*DATA LINES*.
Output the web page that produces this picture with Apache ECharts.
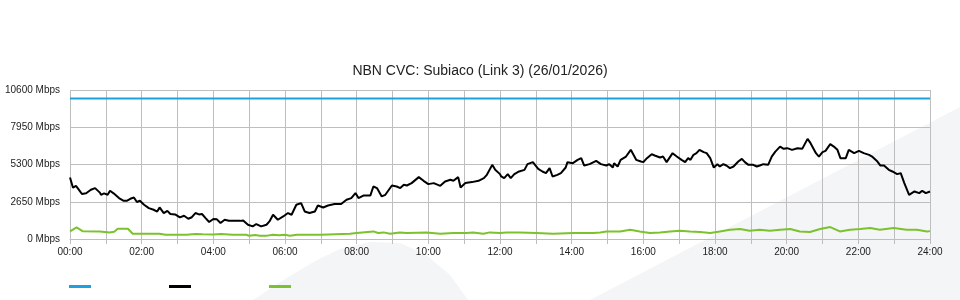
<!DOCTYPE html>
<html>
<head>
<meta charset="utf-8">
<script src="https://cdn.jsdelivr.net/npm/echarts@6/dist/echarts.min.js"></script>
<style>
html,body{margin:0;padding:0;background:#fff;}
#c{width:960px;height:300px;}
</style>
</head>
<body>
<div id="c"></div>
<script>
// ---- Data (time in minutes since 00:00, values in Mbps) ----
const chartTitle = 'NBN CVC: Subiaco (Link 3) (26/01/2026)';
const seriesNames = ['Capacity', 'Download', 'Upload'];
const xTickLabels = ['00:00','02:00','04:00','06:00','08:00','10:00','12:00','14:00','16:00','18:00','20:00','22:00','24:00'];
const yTickValues = [0, 2650, 5300, 7950, 10600];

const capTimes = [0, 1440];
const capValues = [10000, 10000];

const dlTimes = [0,5,10,15,20,27,35,42,50,52,57,63,67,73,82,90,95,101,107,112,117,124,132,140,146,150,157,163,168,176,184,191,198,204,210,216,221,227,233,240,246,252,259,266,275,285,290,298,306,312,320,329,334,340,348,357,365,371,379,387,393,401,410,415,424,432,443,454,463,471,478,483,492,503,508,514,522,528,539,547,553,559,564,572,584,592,600,609,620,628,637,642,650,654,662,673,684,693,698,707,712,720,722,727,733,738,744,752,761,766,775,784,791,797,803,808,816,822,830,833,842,850,856,861,870,881,889,898,903,909,911,917,922,931,939,948,956,960,966,974,979,988,993,999,1009,1016,1024,1030,1035,1039,1044,1049,1054,1061,1066,1072,1078,1084,1088,1094,1099,1105,1111,1119,1125,1130,1136,1144,1150,1155,1161,1169,1175,1181,1189,1195,1201,1209,1218,1226,1235,1240,1249,1254,1260,1265,1273,1279,1285,1290,1299,1304,1313,1321,1329,1338,1343,1352,1357,1363,1371,1377,1385,1391,1397,1405,1414,1422,1427,1433,1440];
const dlValues = [4370,3650,3780,3500,3200,3250,3500,3620,3300,3145,3250,3150,3430,3250,2910,2720,2720,2860,2950,2630,2720,2435,2200,2080,1950,2244,1846,2000,1775,1750,1534,1650,1441,1550,1846,1750,1780,1490,1207,1420,1400,1136,1370,1300,1300,1290,1320,1015,895,1065,895,1015,1250,1725,1370,1604,1846,1725,2435,2556,1960,1846,1960,2386,2244,2386,2485,2485,2790,2911,3266,2911,3100,3100,3735,3620,3027,3145,3806,3735,3621,3855,3806,3976,4402,4139,3905,3976,3784,4090,4210,4139,4402,3664,3976,4047,4139,4331,4565,5275,4920,4615,4447,4331,4615,4331,4615,4804,4920,5325,5467,4993,4804,4686,5041,4447,4565,4686,5085,5467,5396,5632,5751,5227,5325,5562,5325,5227,5325,5085,5396,5156,5632,5866,6343,5632,5510,5467,5751,6035,5940,5797,5866,5467,6106,5866,5632,5467,5751,5632,5986,6106,6343,6177,6106,5751,5085,5325,5156,5325,5227,5041,5156,5510,5703,5467,5275,5275,5156,5227,5325,5275,5866,6219,6574,6413,6461,6343,6461,6413,7122,6816,6106,5866,6177,6271,6745,6574,6343,5751,5751,6343,6106,6271,6106,5986,5866,5510,5227,5227,4920,4804,4615,4686,3976,3145,3381,3266,3429,3266,3381];

const ulTimes = [0,11,21,50,66,74,80,97,105,116,150,160,195,210,222,240,253,272,295,300,310,318,330,340,350,360,368,380,420,469,480,508,516,525,536,552,564,597,620,642,664,675,692,703,720,731,753,781,809,843,876,888,898,921,938,954,971,988,1005,1021,1038,1055,1072,1088,1105,1122,1138,1155,1172,1189,1206,1222,1239,1256,1273,1289,1306,1323,1340,1356,1379,1401,1418,1435,1440];
const ulValues = [540,824,560,540,470,520,731,731,376,376,376,305,305,360,330,320,350,300,300,234,290,234,240,300,270,300,234,300,305,376,424,540,424,470,376,470,424,470,376,424,424,470,376,470,424,470,470,424,376,424,424,470,540,540,660,540,424,470,540,590,540,500,424,540,660,710,590,660,590,660,710,540,500,710,850,540,660,710,780,660,780,660,660,540,560];

// ---- Chart ----
const pair = (ts, vs) => ts.map((t, i) => [t, vs[i]]);
const gridColor = '#bebebe';
const font = 'Liberation Sans, Arial, sans-serif';

const chart = echarts.init(document.getElementById('c'), null, {renderer: 'canvas'});
chart.setOption({
  animation: false,
  backgroundColor: '#ffffff',
  graphic: [
    {type: 'polygon', z: -10, silent: true,
     shape: {points: [[590, 300], [960, 107], [960, 300]]},
     style: {fill: '#f4f5f7'}},
    {type: 'polygon', z: -10, silent: true,
     shape: {points: [[253, 300], [285, 279], [317, 260], [340, 249], [370, 242], [400, 243], [425, 254], [450, 275], [468, 300]]},
     style: {fill: '#f4f5f7'}}
  ],
  title: {
    text: chartTitle,
    left: 'center',
    top: 59,
    textStyle: {fontFamily: font, fontSize: 14, fontWeight: 'normal', color: '#222'}
  },
  legend: {
    left: 64,
    top: 280,
    icon: 'rect',
    itemWidth: 22,
    itemHeight: 3,
    itemGap: 78,
    formatter: () => '',
    textStyle: {fontSize: 10},
    data: seriesNames
  },
  grid: {left: 70, right: 30, top: 90, height: 149, containLabel: false},
  xAxis: {
    type: 'value', min: 0, max: 1440, interval: 60,
    axisLine: {show: true, lineStyle: {color: gridColor}},
    axisTick: {show: true, length: 5, lineStyle: {color: gridColor}},
    splitLine: {show: true, lineStyle: {color: gridColor, width: 1}},
    axisLabel: {
      fontFamily: font, fontSize: 10, color: '#222', margin: 8,
      formatter: v => (v % 120 === 0 ? xTickLabels[v / 120] : '')
    }
  },
  yAxis: {
    type: 'value', min: yTickValues[0], max: yTickValues[yTickValues.length - 1], interval: 2650,
    axisLine: {show: false},
    axisTick: {show: false},
    splitLine: {show: true, lineStyle: {color: gridColor, width: 1}},
    axisLabel: {
      fontFamily: font, fontSize: 10, color: '#222', margin: 10,
      formatter: v => v + ' Mbps'
    }
  },
  series: [
    {name: seriesNames[0], type: 'line', data: pair(capTimes, capValues), symbol: 'none',
     lineStyle: {color: '#1ea1df', width: 2}, itemStyle: {color: '#1ea1df'}},
    {name: seriesNames[1], type: 'line', data: pair(dlTimes, dlValues), symbol: 'none',
     lineStyle: {color: '#000000', width: 2}, itemStyle: {color: '#000000'}},
    {name: seriesNames[2], type: 'line', data: pair(ulTimes, ulValues), symbol: 'none',
     lineStyle: {color: '#7cc12e', width: 2}, itemStyle: {color: '#7cc12e'}}
  ]
});
</script>
</body>
</html>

*SHORT TASK*. Extract the lines exactly, please: the first line of the listing, the line with "const capValues = [10000, 10000];", and every line between them, but no pictures.

*ANSWER FOR THE TASK*.
Output the web page that produces this picture with Apache ECharts.
<!DOCTYPE html>
<html>
<head>
<meta charset="utf-8">
<script src="https://cdn.jsdelivr.net/npm/echarts@6/dist/echarts.min.js"></script>
<style>
html,body{margin:0;padding:0;background:#fff;}
#c{width:960px;height:300px;}
</style>
</head>
<body>
<div id="c"></div>
<script>
// ---- Data (time in minutes since 00:00, values in Mbps) ----
const chartTitle = 'NBN CVC: Subiaco (Link 3) (26/01/2026)';
const seriesNames = ['Capacity', 'Download', 'Upload'];
const xTickLabels = ['00:00','02:00','04:00','06:00','08:00','10:00','12:00','14:00','16:00','18:00','20:00','22:00','24:00'];
const yTickValues = [0, 2650, 5300, 7950, 10600];

const capTimes = [0, 1440];
const capValues = [10000, 10000];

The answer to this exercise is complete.